▸ **SUPPLIED INFORMATION**
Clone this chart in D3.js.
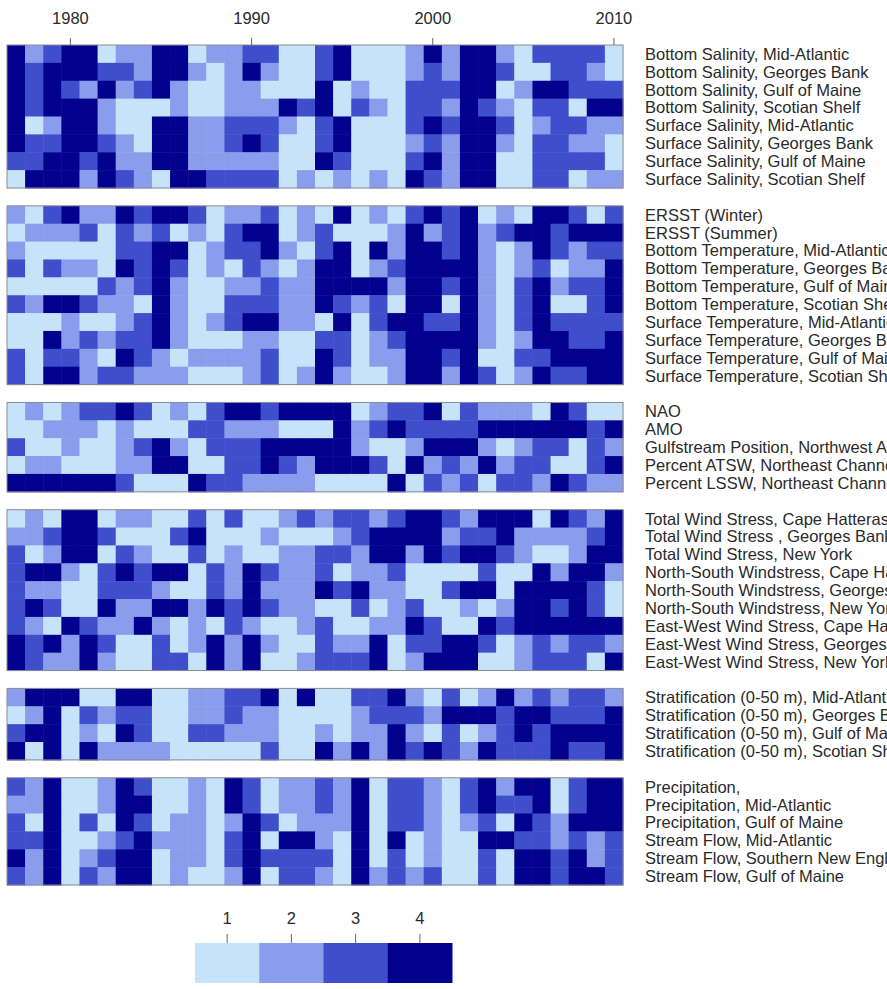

--

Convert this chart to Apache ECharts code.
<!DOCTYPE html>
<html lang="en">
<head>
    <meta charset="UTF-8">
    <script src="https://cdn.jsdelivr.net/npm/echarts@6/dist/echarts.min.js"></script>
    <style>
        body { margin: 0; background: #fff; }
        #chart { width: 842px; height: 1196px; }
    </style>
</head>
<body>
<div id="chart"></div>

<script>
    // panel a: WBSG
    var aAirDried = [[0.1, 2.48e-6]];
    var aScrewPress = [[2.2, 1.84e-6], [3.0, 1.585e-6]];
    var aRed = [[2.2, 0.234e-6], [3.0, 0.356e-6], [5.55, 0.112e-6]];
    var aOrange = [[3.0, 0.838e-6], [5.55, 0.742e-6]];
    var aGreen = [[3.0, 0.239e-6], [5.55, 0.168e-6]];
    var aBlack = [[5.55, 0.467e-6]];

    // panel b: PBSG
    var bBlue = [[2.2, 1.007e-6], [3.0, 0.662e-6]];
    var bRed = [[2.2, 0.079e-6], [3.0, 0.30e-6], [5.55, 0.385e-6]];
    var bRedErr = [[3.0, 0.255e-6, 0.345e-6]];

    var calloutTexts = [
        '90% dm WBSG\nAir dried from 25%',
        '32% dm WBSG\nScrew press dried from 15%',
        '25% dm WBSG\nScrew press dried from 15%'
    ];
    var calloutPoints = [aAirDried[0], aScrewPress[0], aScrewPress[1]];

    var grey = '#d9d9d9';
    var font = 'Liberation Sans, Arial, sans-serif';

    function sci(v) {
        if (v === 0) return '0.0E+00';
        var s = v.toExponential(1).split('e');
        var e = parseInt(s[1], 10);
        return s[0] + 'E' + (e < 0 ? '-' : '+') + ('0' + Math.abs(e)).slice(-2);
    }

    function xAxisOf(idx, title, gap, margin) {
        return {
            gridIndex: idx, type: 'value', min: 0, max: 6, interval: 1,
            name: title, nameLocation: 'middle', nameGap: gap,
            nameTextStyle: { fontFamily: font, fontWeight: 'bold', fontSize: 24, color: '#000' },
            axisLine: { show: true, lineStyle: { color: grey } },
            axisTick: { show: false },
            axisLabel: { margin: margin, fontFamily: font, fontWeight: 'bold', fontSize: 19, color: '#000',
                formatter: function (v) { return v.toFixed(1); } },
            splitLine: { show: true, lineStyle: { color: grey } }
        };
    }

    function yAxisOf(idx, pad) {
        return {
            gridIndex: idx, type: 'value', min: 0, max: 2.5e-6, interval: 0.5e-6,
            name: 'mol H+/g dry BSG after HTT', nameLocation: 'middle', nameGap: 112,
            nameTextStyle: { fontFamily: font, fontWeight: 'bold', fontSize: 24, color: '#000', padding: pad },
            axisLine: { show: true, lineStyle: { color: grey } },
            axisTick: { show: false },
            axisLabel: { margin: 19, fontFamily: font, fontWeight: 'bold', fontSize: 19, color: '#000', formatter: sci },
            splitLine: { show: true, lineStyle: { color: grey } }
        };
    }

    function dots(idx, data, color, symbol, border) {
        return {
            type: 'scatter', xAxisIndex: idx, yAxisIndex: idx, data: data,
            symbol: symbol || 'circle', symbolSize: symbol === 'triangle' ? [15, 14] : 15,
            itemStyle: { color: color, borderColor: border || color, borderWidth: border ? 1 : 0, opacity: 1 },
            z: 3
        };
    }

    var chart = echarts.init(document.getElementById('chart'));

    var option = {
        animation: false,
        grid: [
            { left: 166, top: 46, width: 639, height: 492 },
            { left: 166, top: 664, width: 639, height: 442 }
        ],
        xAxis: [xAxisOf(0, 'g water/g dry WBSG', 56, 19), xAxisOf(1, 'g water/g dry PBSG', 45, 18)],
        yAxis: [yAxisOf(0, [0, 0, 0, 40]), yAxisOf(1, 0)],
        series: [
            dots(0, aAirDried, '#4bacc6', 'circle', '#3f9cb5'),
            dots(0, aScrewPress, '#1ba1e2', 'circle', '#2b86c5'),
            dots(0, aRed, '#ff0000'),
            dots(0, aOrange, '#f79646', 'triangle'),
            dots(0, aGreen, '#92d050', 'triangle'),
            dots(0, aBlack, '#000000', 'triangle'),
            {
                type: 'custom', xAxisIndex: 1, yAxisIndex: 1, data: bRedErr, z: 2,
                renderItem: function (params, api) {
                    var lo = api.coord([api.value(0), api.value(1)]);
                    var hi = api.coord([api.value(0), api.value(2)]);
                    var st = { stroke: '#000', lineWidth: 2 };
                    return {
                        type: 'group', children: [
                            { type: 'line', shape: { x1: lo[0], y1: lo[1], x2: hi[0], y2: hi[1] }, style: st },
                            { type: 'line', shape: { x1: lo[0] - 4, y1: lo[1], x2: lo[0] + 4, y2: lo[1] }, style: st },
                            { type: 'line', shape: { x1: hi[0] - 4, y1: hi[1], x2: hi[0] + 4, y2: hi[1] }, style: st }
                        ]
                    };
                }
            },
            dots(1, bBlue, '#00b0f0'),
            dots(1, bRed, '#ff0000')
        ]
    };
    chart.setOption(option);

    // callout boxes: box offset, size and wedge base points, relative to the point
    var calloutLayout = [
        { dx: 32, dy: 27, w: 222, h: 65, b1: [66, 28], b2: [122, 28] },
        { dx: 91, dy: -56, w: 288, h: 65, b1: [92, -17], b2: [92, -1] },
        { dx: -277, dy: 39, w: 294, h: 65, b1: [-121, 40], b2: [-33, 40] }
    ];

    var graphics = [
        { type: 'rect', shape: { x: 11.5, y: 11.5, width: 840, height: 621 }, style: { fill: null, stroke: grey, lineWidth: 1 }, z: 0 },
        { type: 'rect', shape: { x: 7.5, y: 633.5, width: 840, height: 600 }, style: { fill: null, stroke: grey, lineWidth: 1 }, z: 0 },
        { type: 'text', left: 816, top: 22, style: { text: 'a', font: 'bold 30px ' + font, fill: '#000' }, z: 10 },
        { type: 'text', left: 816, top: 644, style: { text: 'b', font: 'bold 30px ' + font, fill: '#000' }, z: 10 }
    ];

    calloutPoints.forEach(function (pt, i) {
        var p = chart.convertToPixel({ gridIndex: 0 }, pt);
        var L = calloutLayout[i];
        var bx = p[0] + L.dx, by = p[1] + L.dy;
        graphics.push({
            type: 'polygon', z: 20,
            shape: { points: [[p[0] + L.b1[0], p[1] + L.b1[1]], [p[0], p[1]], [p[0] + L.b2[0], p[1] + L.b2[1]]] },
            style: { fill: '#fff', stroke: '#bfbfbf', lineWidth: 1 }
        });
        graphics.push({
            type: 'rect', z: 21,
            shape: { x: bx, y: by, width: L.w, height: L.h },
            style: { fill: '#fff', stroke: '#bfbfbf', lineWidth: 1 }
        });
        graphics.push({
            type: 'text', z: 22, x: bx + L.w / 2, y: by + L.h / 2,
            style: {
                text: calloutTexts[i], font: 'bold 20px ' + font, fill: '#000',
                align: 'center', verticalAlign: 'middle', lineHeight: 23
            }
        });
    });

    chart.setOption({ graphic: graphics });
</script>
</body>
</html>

---

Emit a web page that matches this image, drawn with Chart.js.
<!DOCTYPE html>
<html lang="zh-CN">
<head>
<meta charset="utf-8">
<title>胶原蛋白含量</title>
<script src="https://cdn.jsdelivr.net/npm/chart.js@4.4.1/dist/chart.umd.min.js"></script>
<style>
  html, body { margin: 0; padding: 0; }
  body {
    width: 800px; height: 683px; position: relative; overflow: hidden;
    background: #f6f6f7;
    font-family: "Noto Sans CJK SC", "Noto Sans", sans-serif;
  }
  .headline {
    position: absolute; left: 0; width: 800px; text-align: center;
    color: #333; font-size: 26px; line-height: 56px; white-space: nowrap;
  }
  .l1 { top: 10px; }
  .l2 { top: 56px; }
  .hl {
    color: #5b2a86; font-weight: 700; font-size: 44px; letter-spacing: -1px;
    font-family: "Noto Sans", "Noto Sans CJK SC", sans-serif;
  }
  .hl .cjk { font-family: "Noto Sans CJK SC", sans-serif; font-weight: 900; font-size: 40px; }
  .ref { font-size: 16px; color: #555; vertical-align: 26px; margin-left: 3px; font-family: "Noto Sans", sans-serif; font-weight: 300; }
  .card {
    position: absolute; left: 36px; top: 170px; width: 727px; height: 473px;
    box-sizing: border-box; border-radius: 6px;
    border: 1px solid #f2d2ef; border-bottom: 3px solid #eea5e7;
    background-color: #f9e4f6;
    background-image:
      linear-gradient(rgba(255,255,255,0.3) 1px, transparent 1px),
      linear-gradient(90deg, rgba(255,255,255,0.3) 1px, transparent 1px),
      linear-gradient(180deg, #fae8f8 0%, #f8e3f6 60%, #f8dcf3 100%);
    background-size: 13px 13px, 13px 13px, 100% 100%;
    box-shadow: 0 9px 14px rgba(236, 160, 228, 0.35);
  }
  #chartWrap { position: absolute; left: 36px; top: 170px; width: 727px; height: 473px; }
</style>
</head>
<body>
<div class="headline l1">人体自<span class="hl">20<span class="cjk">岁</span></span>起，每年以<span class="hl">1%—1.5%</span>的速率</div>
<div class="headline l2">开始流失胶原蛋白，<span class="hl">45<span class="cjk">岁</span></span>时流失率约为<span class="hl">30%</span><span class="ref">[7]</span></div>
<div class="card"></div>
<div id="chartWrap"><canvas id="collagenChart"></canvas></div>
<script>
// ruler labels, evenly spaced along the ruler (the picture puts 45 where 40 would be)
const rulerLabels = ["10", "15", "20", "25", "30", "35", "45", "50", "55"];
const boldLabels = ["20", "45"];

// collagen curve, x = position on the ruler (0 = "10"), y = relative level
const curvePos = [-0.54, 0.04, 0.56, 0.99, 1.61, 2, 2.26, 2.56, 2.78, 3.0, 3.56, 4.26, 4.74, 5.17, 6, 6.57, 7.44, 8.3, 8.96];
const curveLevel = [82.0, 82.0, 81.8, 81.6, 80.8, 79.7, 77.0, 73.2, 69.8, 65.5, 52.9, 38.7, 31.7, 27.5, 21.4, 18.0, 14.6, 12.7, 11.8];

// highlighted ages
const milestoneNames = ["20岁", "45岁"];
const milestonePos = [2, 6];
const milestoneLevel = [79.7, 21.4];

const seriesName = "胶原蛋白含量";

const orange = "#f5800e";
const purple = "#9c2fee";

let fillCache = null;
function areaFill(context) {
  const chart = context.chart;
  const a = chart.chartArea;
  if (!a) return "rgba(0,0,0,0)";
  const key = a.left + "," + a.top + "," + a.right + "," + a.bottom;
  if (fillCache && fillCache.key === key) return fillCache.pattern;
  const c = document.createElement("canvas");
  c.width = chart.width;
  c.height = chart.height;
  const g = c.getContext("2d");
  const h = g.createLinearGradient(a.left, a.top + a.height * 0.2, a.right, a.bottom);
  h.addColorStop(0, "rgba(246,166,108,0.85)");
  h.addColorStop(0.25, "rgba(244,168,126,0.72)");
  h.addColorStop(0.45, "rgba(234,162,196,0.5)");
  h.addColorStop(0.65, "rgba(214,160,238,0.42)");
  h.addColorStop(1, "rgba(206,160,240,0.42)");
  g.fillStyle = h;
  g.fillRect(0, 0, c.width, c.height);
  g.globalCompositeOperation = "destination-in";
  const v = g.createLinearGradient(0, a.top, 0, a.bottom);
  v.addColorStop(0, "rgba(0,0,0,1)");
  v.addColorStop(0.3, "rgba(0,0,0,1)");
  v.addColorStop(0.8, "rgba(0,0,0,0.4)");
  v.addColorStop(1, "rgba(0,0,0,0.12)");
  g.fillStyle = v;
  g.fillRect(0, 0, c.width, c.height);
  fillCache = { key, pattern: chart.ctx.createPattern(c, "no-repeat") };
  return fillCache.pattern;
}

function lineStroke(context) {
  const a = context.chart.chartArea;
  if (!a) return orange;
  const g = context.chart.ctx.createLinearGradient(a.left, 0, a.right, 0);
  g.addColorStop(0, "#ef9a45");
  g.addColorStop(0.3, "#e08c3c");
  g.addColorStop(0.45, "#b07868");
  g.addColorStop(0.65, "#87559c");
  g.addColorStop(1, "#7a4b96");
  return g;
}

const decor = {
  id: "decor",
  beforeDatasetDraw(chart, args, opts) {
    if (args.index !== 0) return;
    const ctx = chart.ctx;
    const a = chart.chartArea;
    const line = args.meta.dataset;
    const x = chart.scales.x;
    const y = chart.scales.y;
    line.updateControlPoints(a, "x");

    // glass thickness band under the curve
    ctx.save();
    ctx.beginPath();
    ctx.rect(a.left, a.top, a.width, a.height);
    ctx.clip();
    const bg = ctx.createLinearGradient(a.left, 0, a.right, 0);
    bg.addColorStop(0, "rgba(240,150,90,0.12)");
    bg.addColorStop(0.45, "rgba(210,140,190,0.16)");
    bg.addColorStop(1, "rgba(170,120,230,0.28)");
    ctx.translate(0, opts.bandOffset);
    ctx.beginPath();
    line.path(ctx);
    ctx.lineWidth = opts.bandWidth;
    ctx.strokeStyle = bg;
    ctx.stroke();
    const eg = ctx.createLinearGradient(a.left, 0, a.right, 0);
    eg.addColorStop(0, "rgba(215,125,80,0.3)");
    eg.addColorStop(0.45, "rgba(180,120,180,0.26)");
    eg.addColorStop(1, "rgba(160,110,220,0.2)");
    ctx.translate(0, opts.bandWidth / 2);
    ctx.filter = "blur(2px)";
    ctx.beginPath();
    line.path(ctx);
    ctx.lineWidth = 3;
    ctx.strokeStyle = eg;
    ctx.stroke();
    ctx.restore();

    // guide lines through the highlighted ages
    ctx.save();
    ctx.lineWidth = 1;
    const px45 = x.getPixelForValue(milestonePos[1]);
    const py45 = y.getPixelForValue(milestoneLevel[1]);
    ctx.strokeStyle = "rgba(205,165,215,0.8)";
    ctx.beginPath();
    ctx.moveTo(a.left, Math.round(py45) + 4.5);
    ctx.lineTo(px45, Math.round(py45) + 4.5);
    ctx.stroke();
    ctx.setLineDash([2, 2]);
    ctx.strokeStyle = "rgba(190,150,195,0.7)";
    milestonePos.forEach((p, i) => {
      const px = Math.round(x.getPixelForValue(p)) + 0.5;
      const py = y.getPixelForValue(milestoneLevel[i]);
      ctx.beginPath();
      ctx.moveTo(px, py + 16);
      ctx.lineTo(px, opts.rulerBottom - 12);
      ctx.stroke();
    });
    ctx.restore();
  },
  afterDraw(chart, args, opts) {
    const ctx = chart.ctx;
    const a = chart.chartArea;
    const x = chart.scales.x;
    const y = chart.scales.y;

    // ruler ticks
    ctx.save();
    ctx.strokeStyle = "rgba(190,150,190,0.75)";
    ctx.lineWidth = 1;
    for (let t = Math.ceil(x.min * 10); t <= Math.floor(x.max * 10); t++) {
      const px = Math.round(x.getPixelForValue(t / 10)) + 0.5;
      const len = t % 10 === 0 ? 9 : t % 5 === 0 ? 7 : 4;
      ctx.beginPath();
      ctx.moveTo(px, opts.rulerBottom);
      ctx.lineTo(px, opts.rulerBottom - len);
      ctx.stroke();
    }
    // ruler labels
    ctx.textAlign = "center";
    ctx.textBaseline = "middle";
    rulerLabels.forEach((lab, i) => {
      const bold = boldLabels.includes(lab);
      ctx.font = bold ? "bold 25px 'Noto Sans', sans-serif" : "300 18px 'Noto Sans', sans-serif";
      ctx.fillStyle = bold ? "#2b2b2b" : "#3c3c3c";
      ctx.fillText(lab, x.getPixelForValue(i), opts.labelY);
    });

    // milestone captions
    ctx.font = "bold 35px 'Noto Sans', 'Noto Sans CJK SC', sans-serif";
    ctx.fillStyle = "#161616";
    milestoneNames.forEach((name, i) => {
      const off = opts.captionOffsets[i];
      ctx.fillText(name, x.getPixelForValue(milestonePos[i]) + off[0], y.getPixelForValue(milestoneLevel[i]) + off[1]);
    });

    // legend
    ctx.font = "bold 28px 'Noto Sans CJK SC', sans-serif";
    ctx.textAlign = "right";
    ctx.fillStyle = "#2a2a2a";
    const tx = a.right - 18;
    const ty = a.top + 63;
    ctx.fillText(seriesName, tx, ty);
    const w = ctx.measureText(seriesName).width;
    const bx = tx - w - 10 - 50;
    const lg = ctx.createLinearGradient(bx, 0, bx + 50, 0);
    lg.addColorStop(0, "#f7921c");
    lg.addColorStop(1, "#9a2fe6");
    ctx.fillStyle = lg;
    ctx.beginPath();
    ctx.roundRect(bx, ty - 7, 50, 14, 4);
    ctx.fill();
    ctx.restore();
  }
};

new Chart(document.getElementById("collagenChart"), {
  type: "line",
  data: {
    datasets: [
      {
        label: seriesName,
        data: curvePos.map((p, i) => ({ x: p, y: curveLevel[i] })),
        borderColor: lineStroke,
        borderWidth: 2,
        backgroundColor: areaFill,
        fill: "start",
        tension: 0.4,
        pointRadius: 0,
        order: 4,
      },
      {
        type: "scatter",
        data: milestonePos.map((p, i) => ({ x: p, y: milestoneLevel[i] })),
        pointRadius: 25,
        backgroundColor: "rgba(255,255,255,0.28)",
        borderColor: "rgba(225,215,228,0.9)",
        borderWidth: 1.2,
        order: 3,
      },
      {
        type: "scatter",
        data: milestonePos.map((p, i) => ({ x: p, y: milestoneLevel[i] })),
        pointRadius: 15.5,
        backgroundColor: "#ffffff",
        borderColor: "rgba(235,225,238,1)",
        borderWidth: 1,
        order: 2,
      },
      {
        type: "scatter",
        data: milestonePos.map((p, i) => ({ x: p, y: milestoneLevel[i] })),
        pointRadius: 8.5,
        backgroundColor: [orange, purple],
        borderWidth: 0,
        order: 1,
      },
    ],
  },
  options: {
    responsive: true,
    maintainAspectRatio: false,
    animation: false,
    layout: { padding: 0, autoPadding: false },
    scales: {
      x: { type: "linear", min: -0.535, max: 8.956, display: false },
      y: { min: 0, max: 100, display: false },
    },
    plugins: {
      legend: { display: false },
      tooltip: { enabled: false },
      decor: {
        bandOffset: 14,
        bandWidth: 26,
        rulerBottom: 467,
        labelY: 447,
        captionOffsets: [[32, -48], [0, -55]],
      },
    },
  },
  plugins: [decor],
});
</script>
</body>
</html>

▸ **GIVEN EXERCISE**
Select every line of the records holding the string "image".

▸ **SOLUTION TO THE EXERCISE**
Emit a web page that matches this image, drawn with Chart.js.
    background-image:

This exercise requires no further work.